What Sequential Games, the Tychonoff Theorem and the Double-Negation Shift have in Common
What Sequential Games, the Tychonoff Theorem, and the Double-Negation Shift have in Common, Martin Escardo and Paulo Oliva, to appear in MSFP 2010.
This is a tutorial for mathematically inclined functional programmers, based on previously published, peered reviewed theoretical work. We discuss a higher-type functional, written here in the functional programming language Haskell, which
- optimally plays sequential games,
- implements a computational version of the Tychonoff Theorem from topology, and
- realizes the Double-Negation Shift from logic and proof theory.
The functional makes sense for finite and infinite (lazy) lists, and in the binary case it amounts to an operation that is available in any (strong) monad.
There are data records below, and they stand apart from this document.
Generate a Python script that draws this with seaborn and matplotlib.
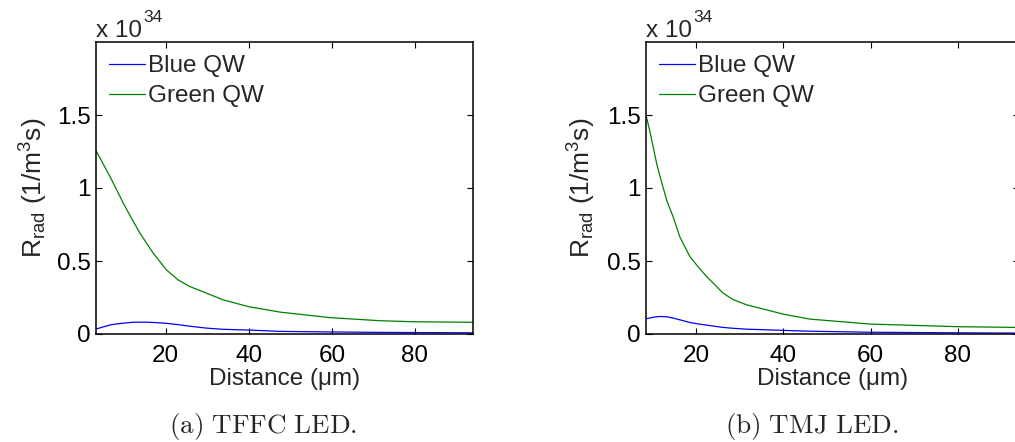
import matplotlib
matplotlib.use("Agg")
import matplotlib.pyplot as plt
import seaborn as sns
import pandas as pd

# ---- data (values in units of 1e34 1/(m^3 s)) ----
dist_a = [3.2, 6.6, 8.2, 9.8, 11.8, 13.8, 15.4, 17.0, 20.2, 23.0, 25.9, 29.9, 33.9, 40.0, 47.5, 59.6, 71.6, 79.6, 94.0]
green_a = [1.255, 1.077, 0.986, 0.895, 0.79, 0.69, 0.621, 0.553, 0.438, 0.37, 0.324, 0.279, 0.233, 0.187, 0.150, 0.112, 0.091, 0.084, 0.080]
blue_a = [0.034, 0.062, 0.069, 0.074, 0.080, 0.081, 0.081, 0.079, 0.073, 0.064, 0.053, 0.040, 0.032, 0.027, 0.018, 0.014, 0.011, 0.010, 0.008]

dist_b = [8.55, 9.5, 10.2, 11.0, 11.8, 13.3, 14.8, 16.3, 18.6, 20.5, 22.4, 26.2, 28.6, 31.6, 40.0, 46.1, 59.9, 80.1, 94.0]
green_b = [1.50, 1.38, 1.28, 1.166, 1.075, 0.915, 0.80, 0.665, 0.53, 0.46, 0.395, 0.28, 0.234, 0.20, 0.136, 0.102, 0.068, 0.050, 0.045]
blue_b = [0.104, 0.110, 0.115, 0.118, 0.120, 0.118, 0.109, 0.097, 0.079, 0.069, 0.061, 0.045, 0.039, 0.033, 0.025, 0.019, 0.012, 0.008, 0.006]

series_names = ["Blue QW", "Green QW"]
series_colors = ["#0000ff", "#008000"]
x_ticks = [20, 40, 60, 80]
y_ticks = [0, 0.5, 1, 1.5]
y_tick_labels = ["0", "0.5", "1", "1.5"]
captions = ["(a) TFFC LED.", "(b) TMJ LED."]

sns.set_style("ticks")
plt.rcParams["font.family"] = ["Liberation Sans", "DejaVu Sans"]
plt.rcParams["mathtext.fontset"] = "custom"
plt.rcParams["mathtext.rm"] = "Liberation Sans"
plt.rcParams["mathtext.it"] = "Liberation Sans:italic"
plt.rcParams["mathtext.bf"] = "Liberation Sans:bold"

W, H = 1015, 442
fig = plt.figure(figsize=(W / 100, H / 100), dpi=100)

def px_axes(l, t, r, b):
    return fig.add_axes([l / W, 1 - b / H, (r - l) / W, (b - t) / H])

panels = [
    (px_axes(96, 42, 473, 334), dist_a, blue_a, green_a, (3.2, 94.0), 263, -0.122),
    (px_axes(646, 42, 1019, 334), dist_b, blue_b, green_b, (8.55, 94.0), 812, -0.129),
]

FS = 17.5
for i, (ax, d, b, g, xl, cap_x, ylx) in enumerate(panels):
    df = pd.DataFrame({
        "Distance": d + d,
        "R": b + g,
        "Series": [series_names[0]] * len(d) + [series_names[1]] * len(d),
    })
    sns.lineplot(data=df, x="Distance", y="R", hue="Series", palette=series_colors,
                 hue_order=series_names, linewidth=0.9, ax=ax, legend=True)
    ax.set_xlim(*xl)
    ax.set_ylim(0, 2)
    ax.set_xticks(x_ticks)
    ax.set_yticks(y_ticks)
    ax.set_yticklabels(y_tick_labels)
    ax.tick_params(direction="in", length=4, width=0.8, labelsize=FS,
                   top=True, right=True, colors="black")
    ax.tick_params(axis="x", pad=8)
    ax.tick_params(axis="y", pad=4)
    for s in ax.spines.values():
        s.set_visible(True)
        s.set_linewidth(1.1)
        s.set_color("black")
    ax.set_xlabel("Distance (μm)", fontsize=FS, labelpad=1)
    ax.set_ylabel(r"R$_{\mathrm{rad}}$ (1/m$^{3}$s)", fontsize=19)
    ax.yaxis.set_label_coords(ylx, 0.5)
    ax.legend(loc="upper left", frameon=False, fontsize=FS, handlelength=1.45,
              handletextpad=0.15, borderaxespad=0.25, borderpad=0.3, labelspacing=0.32)
    # multiplier label
    x0 = ax.get_position().x0
    fig.text(x0, 1 - 37 / H, "x 10", fontsize=FS, ha="left", va="baseline")
    fig.text(x0 + 47 / W, 1 - 22 / H, "34", fontsize=12.5, ha="left", va="baseline")
    fig.text(cap_x / W, 1 - 427 / H, r"$\mathrm{" + captions[i].replace(" ", r"\ ") + "}$",
             fontsize=19.5, ha="center", va="center", math_fontfamily="cm")

fig.savefig("out.png", dpi=100)
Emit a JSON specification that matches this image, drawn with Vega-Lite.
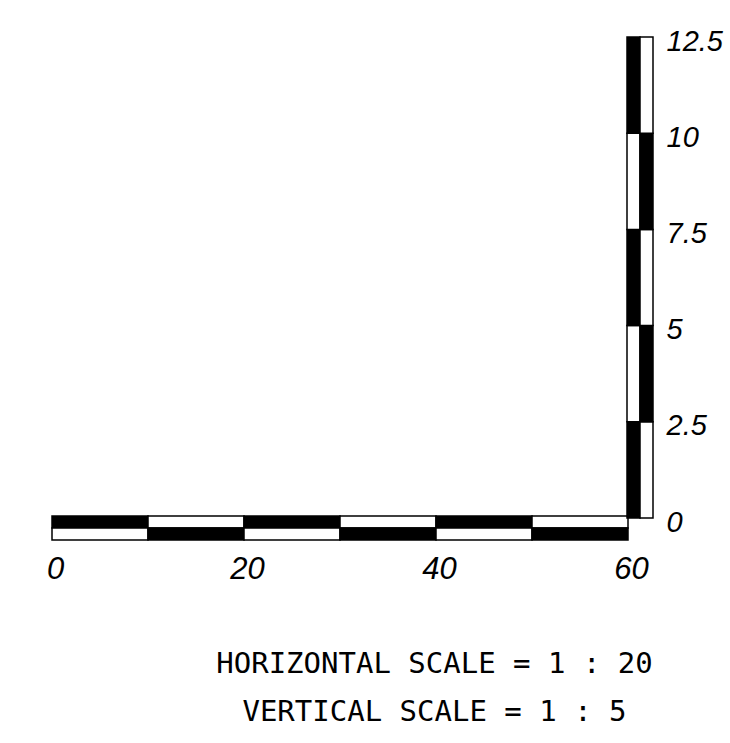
{
  "$schema": "https://vega.github.io/schema/vega-lite/v6.json",
  "width": 601,
  "height": 503,
  "autosize": {"type": "none"},
  "padding": {"left": 52, "top": 37, "right": 77, "bottom": 203},
  "background": "white",
  "config": {"view": {"stroke": null}},
  "title": {
    "text": ["HORIZONTAL SCALE = 1 : 20", "VERTICAL SCALE = 1 : 5"],
    "orient": "bottom",
    "anchor": "middle",
    "dx": 82,
    "offset": 66,
    "font": "DejaVu Sans Mono",
    "fontSize": 29,
    "fontWeight": "normal",
    "color": "black",
    "lineHeight": 48
  },
  "datasets": {
    "hbar": [
      {"from": 0, "to": 10, "row": "upper", "tone": "dark"},
      {"from": 10, "to": 20, "row": "upper", "tone": "light"},
      {"from": 20, "to": 30, "row": "upper", "tone": "dark"},
      {"from": 30, "to": 40, "row": "upper", "tone": "light"},
      {"from": 40, "to": 50, "row": "upper", "tone": "dark"},
      {"from": 50, "to": 60, "row": "upper", "tone": "light"},
      {"from": 0, "to": 10, "row": "lower", "tone": "light"},
      {"from": 10, "to": 20, "row": "lower", "tone": "dark"},
      {"from": 20, "to": 30, "row": "lower", "tone": "light"},
      {"from": 30, "to": 40, "row": "lower", "tone": "dark"},
      {"from": 40, "to": 50, "row": "lower", "tone": "light"},
      {"from": 50, "to": 60, "row": "lower", "tone": "dark"}
    ],
    "vbar": [
      {"from": 0, "to": 2.5, "col": "left", "tone": "dark"},
      {"from": 2.5, "to": 5, "col": "left", "tone": "light"},
      {"from": 5, "to": 7.5, "col": "left", "tone": "dark"},
      {"from": 7.5, "to": 10, "col": "left", "tone": "light"},
      {"from": 10, "to": 12.5, "col": "left", "tone": "dark"},
      {"from": 0, "to": 2.5, "col": "right", "tone": "light"},
      {"from": 2.5, "to": 5, "col": "right", "tone": "dark"},
      {"from": 5, "to": 7.5, "col": "right", "tone": "light"},
      {"from": 7.5, "to": 10, "col": "right", "tone": "dark"},
      {"from": 10, "to": 12.5, "col": "right", "tone": "light"}
    ]
  },
  "layer": [
    {
      "data": {"name": "hbar"},
      "mark": {"type": "rect", "stroke": "black", "strokeWidth": 1.5},
      "encoding": {
        "x": {
          "field": "from", "type": "quantitative",
          "scale": {"domain": [0, 60], "range": [0, 576], "nice": false, "zero": false},
          "axis": {
            "values": [0, 20, 40, 60], "title": null, "ticks": false, "domain": false, "grid": false,
            "labelFont": "Liberation Sans", "labelFontStyle": "italic", "labelFontSize": 31,
            "labelColor": "black", "labelPadding": 14, "labelOffset": 3, "labelFlush": false, "labelAlign": "center"
          }
        },
        "x2": {"field": "to"},
        "y": {
          "field": "row", "type": "nominal",
          "scale": {"domain": ["upper", "lower"], "range": [479, 503], "paddingInner": 0, "paddingOuter": 0},
          "axis": null
        },
        "color": {
          "field": "tone", "type": "nominal",
          "scale": {"domain": ["dark", "light"], "range": ["black", "white"]},
          "legend": null
        }
      }
    },
    {
      "data": {"name": "vbar"},
      "mark": {"type": "rect", "stroke": "black", "strokeWidth": 1.5},
      "encoding": {
        "x": {
          "field": "col", "type": "nominal",
          "scale": {"domain": ["left", "right"], "range": [575, 601], "paddingInner": 0, "paddingOuter": 0},
          "axis": null
        },
        "y": {
          "field": "from", "type": "quantitative",
          "scale": {"domain": [0, 12.5], "range": [481, 0], "nice": false, "zero": false},
          "axis": {
            "orient": "right", "values": [0, 2.5, 5, 7.5, 10, 12.5], "format": ".3~g",
            "title": null, "ticks": false, "domain": false, "grid": false,
            "labelFont": "Liberation Sans", "labelFontStyle": "italic", "labelFontSize": 29,
            "labelColor": "black", "labelPadding": 13, "labelOffset": 4, "labelFlush": false,
            "labelOverlap": false
          }
        },
        "y2": {"field": "to"},
        "color": {
          "field": "tone", "type": "nominal",
          "scale": {"domain": ["dark", "light"], "range": ["black", "white"]},
          "legend": null
        }
      }
    }
  ],
  "resolve": {"scale": {"x": "independent", "y": "independent"}, "axis": {"x": "independent", "y": "independent"}}
}
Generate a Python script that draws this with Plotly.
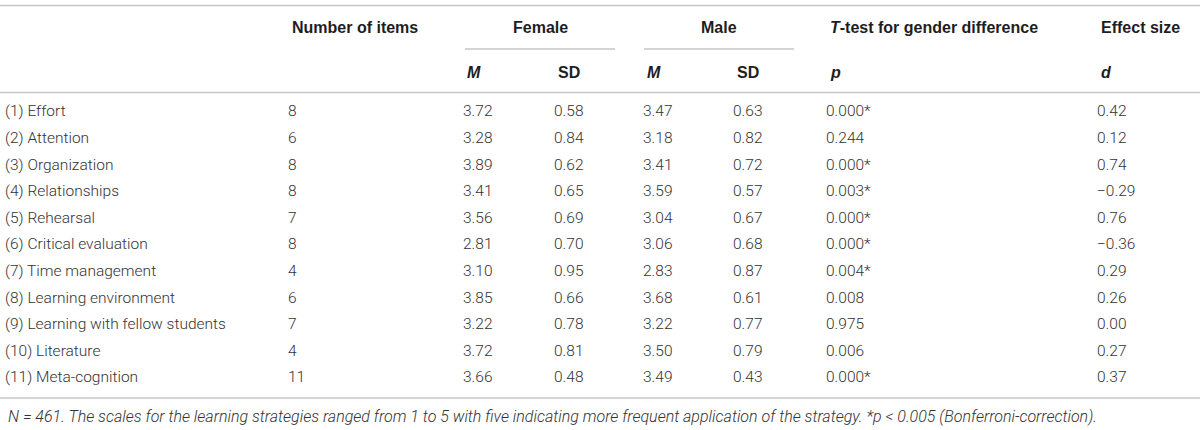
import plotly.graph_objects as go

# ---- data ----
strategies = ["(1) Effort", "(2) Attention", "(3) Organization", "(4) Relationships",
              "(5) Rehearsal", "(6) Critical evaluation", "(7) Time management",
              "(8) Learning environment", "(9) Learning with fellow students",
              "(10) Literature", "(11) Meta-cognition"]
n_items = [8, 6, 8, 8, 7, 8, 4, 6, 7, 4, 11]
female_m = [3.72, 3.28, 3.89, 3.41, 3.56, 2.81, 3.10, 3.85, 3.22, 3.72, 3.66]
female_sd = [0.58, 0.84, 0.62, 0.65, 0.69, 0.70, 0.95, 0.66, 0.78, 0.81, 0.48]
male_m = [3.47, 3.18, 3.41, 3.59, 3.04, 3.06, 2.83, 3.68, 3.22, 3.50, 3.49]
male_sd = [0.63, 0.82, 0.72, 0.57, 0.67, 0.68, 0.87, 0.61, 0.77, 0.79, 0.43]
p_values = ["0.000*", "0.244", "0.000*", "0.003*", "0.000*", "0.000*", "0.004*",
            "0.008", "0.975", "0.006", "0.000*"]
effect_d = [0.42, 0.12, 0.74, -0.29, 0.76, -0.36, 0.29, 0.26, 0.00, 0.27, 0.37]

footer = ("<i>N</i> = 461. The scales for the learning strategies ranged from 1 to 5 with five "
          "indicating more frequent application of the strategy. *<i>p</i> &lt; 0.005 (Bonferroni-correction).")

# ---- layout helpers ----
BODY = dict(family="Roboto", size=15.5, color="#333333", weight=300)
HEAD = dict(family="Liberation Sans", size=16, color="#1e1e1e", weight=700)
LINE = "#c6c6c6"

col_x = dict(label=5, n=288, fm=463, fsd=554, mm=643, msd=733, p=826, d=1097)
rows = list(range(len(strategies)))

def fmt2(v):
    return f"{v:.2f}".replace("-", "\u2212")

columns = [
    ("label", strategies),
    ("n", [str(v) for v in n_items]),
    ("fm", [fmt2(v) for v in female_m]),
    ("fsd", [fmt2(v) for v in female_sd]),
    ("mm", [fmt2(v) for v in male_m]),
    ("msd", [fmt2(v) for v in male_sd]),
    ("p", p_values),
    ("d", [fmt2(v) for v in effect_d]),
]

fig = go.Figure()
for key, texts in columns:
    fig.add_trace(go.Scatter(
        x=[col_x[key]] * len(texts), y=rows, text=texts, mode="text",
        textposition="middle right", textfont=BODY, hoverinfo="skip", showlegend=False,
    ))

# row geometry in row units: pixel = Y0 + DY*y
Y0, DY = 112.5, 26.6
def py(pix):
    return (pix - Y0) / DY

H1, H2 = py(27.5), py(72)
for key, t in [("n", "<b>Number of items</b>"),
               ("p", "<b><i>T</i>-test for gender difference</b>"),
               ("d", "<b>Effect size</b>")]:
    fig.add_annotation(x=col_x[key] + 2, y=H1, text=t, showarrow=False, xanchor="left",
                       yanchor="middle", font=HEAD)
fig.add_annotation(x=540, y=H1, text="<b>Female</b>", showarrow=False, xanchor="center",
                   yanchor="middle", font=HEAD)
fig.add_annotation(x=719, y=H1, text="<b>Male</b>", showarrow=False, xanchor="center",
                   yanchor="middle", font=HEAD)
for key, t in [("fm", "<b><i>M</i></b>"), ("fsd", "<b>SD</b>"), ("mm", "<b><i>M</i></b>"),
               ("msd", "<b>SD</b>"), ("p", "<b><i>p</i></b>"), ("d", "<b><i>d</i></b>")]:
    fig.add_annotation(x=col_x[key] + 2, y=H2, text=t, showarrow=False, xanchor="left",
                       yanchor="middle", font=HEAD)

fig.add_annotation(x=6, y=py(416), text=footer, showarrow=False, xanchor="left",
                   yanchor="middle", font=dict(family="Roboto", size=16, color="#333333",
                                               weight=300, style="italic"))

# rules
for (x0, x1, pix) in [(0, 1200, 5.5), (465, 615, 49), (644, 794, 49),
                      (0, 1200, 92.5), (0, 1200, 398)]:
    fig.add_shape(type="line", x0=x0, x1=x1, y0=py(pix), y1=py(pix),
                  line=dict(color=LINE, width=1.6), xref="x", yref="y")

fig.update_layout(
    width=1200, height=430, margin=dict(l=0, r=0, t=0, b=0),
    paper_bgcolor="white", plot_bgcolor="white",
    xaxis=dict(range=[0, 1200], visible=False, fixedrange=True),
    yaxis=dict(range=[py(430), py(0)], visible=False, fixedrange=True),
)
fig.write_html("out.html", config={"displayModeBar": False},
               post_script="document.body.style.margin='0';document.body.style.overflow='hidden';")
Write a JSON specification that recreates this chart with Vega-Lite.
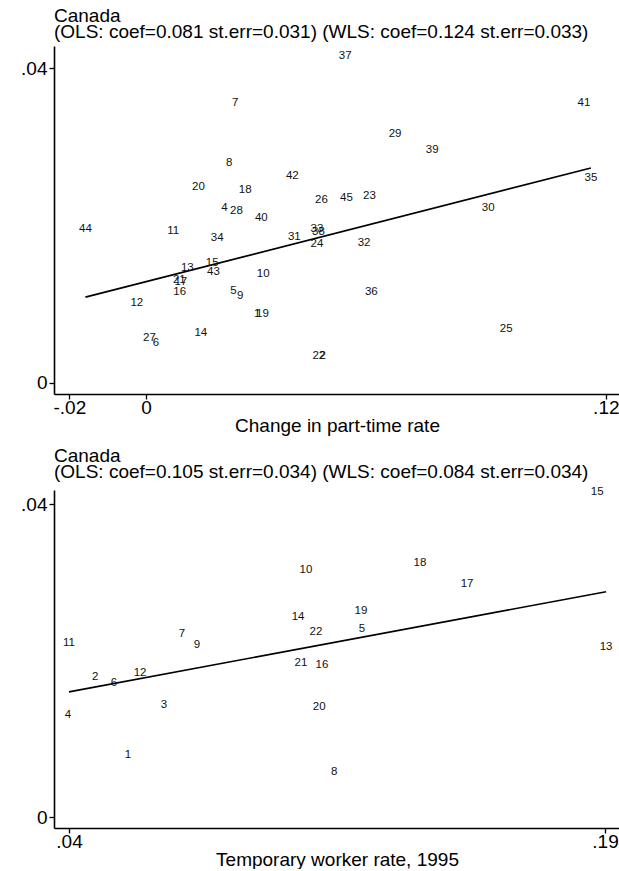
{
  "$schema": "https://vega.github.io/schema/vega-lite/v6.json",
  "padding": {"left": 20, "top": 7, "right": 0, "bottom": 0},
  "background": "white",
  "spacing": 12,
  "config": {
    "font": "Liberation Sans",
    "view": {"stroke": null},
    "axis": {
      "grid": false,
      "domainColor": "black",
      "domainWidth": 1.6,
      "tickColor": "black",
      "tickWidth": 1.3,
      "tickSize": 5,
      "labelFont": "Liberation Sans",
      "labelFontSize": 19,
      "labelColor": "black",
      "labelPadding": 2,
      "titleFont": "Liberation Sans",
      "titleFontSize": 19,
      "titleFontWeight": "normal",
      "titleColor": "black"
    },
    "axisX": {"labelPadding": -1, "titlePadding": -1},
    "title": {
      "font": "Liberation Sans",
      "fontSize": 19,
      "fontWeight": "normal",
      "color": "black",
      "anchor": "start",
      "frame": "group",
      "lineHeight": 16,
      "offset": 4
    },
    "text": {"font": "Liberation Sans", "fontSize": 11.5, "color": "#111"}
  },
  "datasets": {
    "parttime": [
      {"id": "37", "x": 0.0520, "y": 0.0415},
      {"id": "7", "x": 0.0233, "y": 0.0356},
      {"id": "41", "x": 0.1143, "y": 0.0356},
      {"id": "29", "x": 0.0650, "y": 0.0316},
      {"id": "39", "x": 0.0747, "y": 0.0296},
      {"id": "8", "x": 0.0217, "y": 0.0279},
      {"id": "42", "x": 0.0382, "y": 0.0263},
      {"id": "20", "x": 0.0137, "y": 0.0249},
      {"id": "18", "x": 0.0259, "y": 0.0245},
      {"id": "26", "x": 0.0458, "y": 0.0232},
      {"id": "45", "x": 0.0523, "y": 0.0235},
      {"id": "23", "x": 0.0583, "y": 0.0237},
      {"id": "35", "x": 0.1161, "y": 0.0260},
      {"id": "4", "x": 0.0205, "y": 0.0222},
      {"id": "28", "x": 0.0236, "y": 0.0218},
      {"id": "40", "x": 0.0301, "y": 0.0210},
      {"id": "30", "x": 0.0893, "y": 0.0222},
      {"id": "44", "x": -0.0158, "y": 0.0196},
      {"id": "11", "x": 0.0071, "y": 0.0193},
      {"id": "34", "x": 0.0186, "y": 0.0184},
      {"id": "33", "x": 0.0446, "y": 0.0196},
      {"id": "38", "x": 0.0450, "y": 0.0192},
      {"id": "31", "x": 0.0387, "y": 0.0185},
      {"id": "24", "x": 0.0446, "y": 0.0177},
      {"id": "32", "x": 0.0569, "y": 0.0178},
      {"id": "13", "x": 0.0108, "y": 0.0146},
      {"id": "15", "x": 0.0173, "y": 0.0152},
      {"id": "43", "x": 0.0176, "y": 0.0141},
      {"id": "21", "x": 0.0087, "y": 0.0131},
      {"id": "17", "x": 0.0091, "y": 0.0128},
      {"id": "10", "x": 0.0306, "y": 0.0138},
      {"id": "16", "x": 0.0088, "y": 0.0115},
      {"id": "5", "x": 0.0228, "y": 0.0117},
      {"id": "9", "x": 0.0246, "y": 0.0111},
      {"id": "12", "x": -0.0024, "y": 0.0102},
      {"id": "1", "x": 0.0290, "y": 0.0088},
      {"id": "19", "x": 0.0304, "y": 0.0088},
      {"id": "36", "x": 0.0588, "y": 0.0115},
      {"id": "14", "x": 0.0143, "y": 0.0064},
      {"id": "27", "x": 0.0009, "y": 0.0057},
      {"id": "6", "x": 0.0026, "y": 0.0051},
      {"id": "25", "x": 0.0940, "y": 0.0068},
      {"id": "22", "x": 0.0451, "y": 0.0034},
      {"id": "2", "x": 0.0461, "y": 0.0034}
    ],
    "parttimeFit": [
      {"x": -0.0158, "y": 0.0109},
      {"x": 0.1161, "y": 0.0273}
    ],
    "temporary": [
      {"id": "15", "x": 0.1878, "y": 0.0415},
      {"id": "10", "x": 0.1063, "y": 0.0316},
      {"id": "18", "x": 0.1382, "y": 0.0325},
      {"id": "17", "x": 0.1514, "y": 0.0298},
      {"id": "14", "x": 0.1041, "y": 0.0256},
      {"id": "19", "x": 0.1217, "y": 0.0263},
      {"id": "11", "x": 0.0400, "y": 0.0222},
      {"id": "7", "x": 0.0716, "y": 0.0234},
      {"id": "9", "x": 0.0758, "y": 0.0220},
      {"id": "22", "x": 0.1091, "y": 0.0236},
      {"id": "5", "x": 0.1220, "y": 0.0240},
      {"id": "13", "x": 0.1903, "y": 0.0217},
      {"id": "2", "x": 0.0473, "y": 0.0179},
      {"id": "6", "x": 0.0526, "y": 0.0171},
      {"id": "12", "x": 0.0599, "y": 0.0184},
      {"id": "21", "x": 0.1049, "y": 0.0197},
      {"id": "16", "x": 0.1108, "y": 0.0194},
      {"id": "3", "x": 0.0666, "y": 0.0143},
      {"id": "20", "x": 0.1100, "y": 0.0141},
      {"id": "4", "x": 0.0397, "y": 0.0130},
      {"id": "1", "x": 0.0565, "y": 0.0079},
      {"id": "8", "x": 0.1142, "y": 0.0058}
    ],
    "temporaryFit": [
      {"x": 0.0400, "y": 0.0160},
      {"x": 0.1903, "y": 0.0288}
    ]
  },
  "vconcat": [
    {
      "title": {"text": ["Canada", "(OLS: coef=0.081 st.err=0.031) (WLS: coef=0.124 st.err=0.033)"]},
      "width": 566,
      "height": 348,
      "layer": [
        {
          "data": {"name": "parttimeFit"},
          "mark": {"type": "line", "color": "black", "strokeWidth": 1.7},
          "encoding": {
            "x": {"field": "x", "type": "quantitative"},
            "y": {"field": "y", "type": "quantitative"}
          }
        },
        {
          "data": {"name": "parttime"},
          "mark": {"type": "text"},
          "encoding": {
            "x": {"field": "x", "type": "quantitative", "scale": {"domain": [-0.024, 0.1237], "nice": false, "zero": false},
              "axis": {"title": "Change in part-time rate", "values": [-0.02, 0, 0.12], "labelExpr": "replace(datum.value + '', '0.', '.')"}},
            "y": {"field": "y", "type": "quantitative", "scale": {"domain": [-0.0014, 0.0428], "nice": false, "zero": false},
              "axis": {"title": null, "values": [0, 0.04], "labelExpr": "replace(datum.value + '', '0.', '.')"}},
            "text": {"field": "id"}
          }
        }
      ]
    },
    {
      "title": {"text": ["Canada", "(OLS: coef=0.105 st.err=0.034) (WLS: coef=0.084 st.err=0.034)"]},
      "width": 566,
      "height": 338,
      "layer": [
        {
          "data": {"name": "temporaryFit"},
          "mark": {"type": "line", "color": "black", "strokeWidth": 1.7},
          "encoding": {
            "x": {"field": "x", "type": "quantitative"},
            "y": {"field": "y", "type": "quantitative"}
          }
        },
        {
          "data": {"name": "temporary"},
          "mark": {"type": "text"},
          "encoding": {
            "x": {"field": "x", "type": "quantitative", "scale": {"domain": [0.0358, 0.1942], "nice": false, "zero": false},
              "axis": {"title": "Temporary worker rate, 1995", "values": [0.04, 0.19], "labelExpr": "replace(datum.value + '', '0.', '.')"}},
            "y": {"field": "y", "type": "quantitative", "scale": {"domain": [-0.0014, 0.0418], "nice": false, "zero": false},
              "axis": {"title": null, "values": [0, 0.04], "labelExpr": "replace(datum.value + '', '0.', '.')"}},
            "text": {"field": "id"}
          }
        }
      ]
    }
  ]
}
In fact, once we define this monad in Haskell, it turns out that this amazingly versatile functional is already available in Haskell, in the standard prelude, called
sequence, which iterates this binary operation. Therefore Haskell proves that this functional is even more versatile than anticipated, as the function sequence was introduced for other purposes by the language designers, in particular the iteration of a list of monadic effects (but effects are not what we discuss here).
One of the most durable and productive analogies in semantics is the analogy between computability and continuity. Depending on how you read the history, this idea might even predate computers: Brouwer proved that all intuitonistic functions on the reals were continuous.
Over the last few years, Escardo and his collaborators have done a lot of cool stuff showing how this network of ideas can be turned into miraculous-looking little programs, so it’s very nice to see a relatively accesible introduction to this work.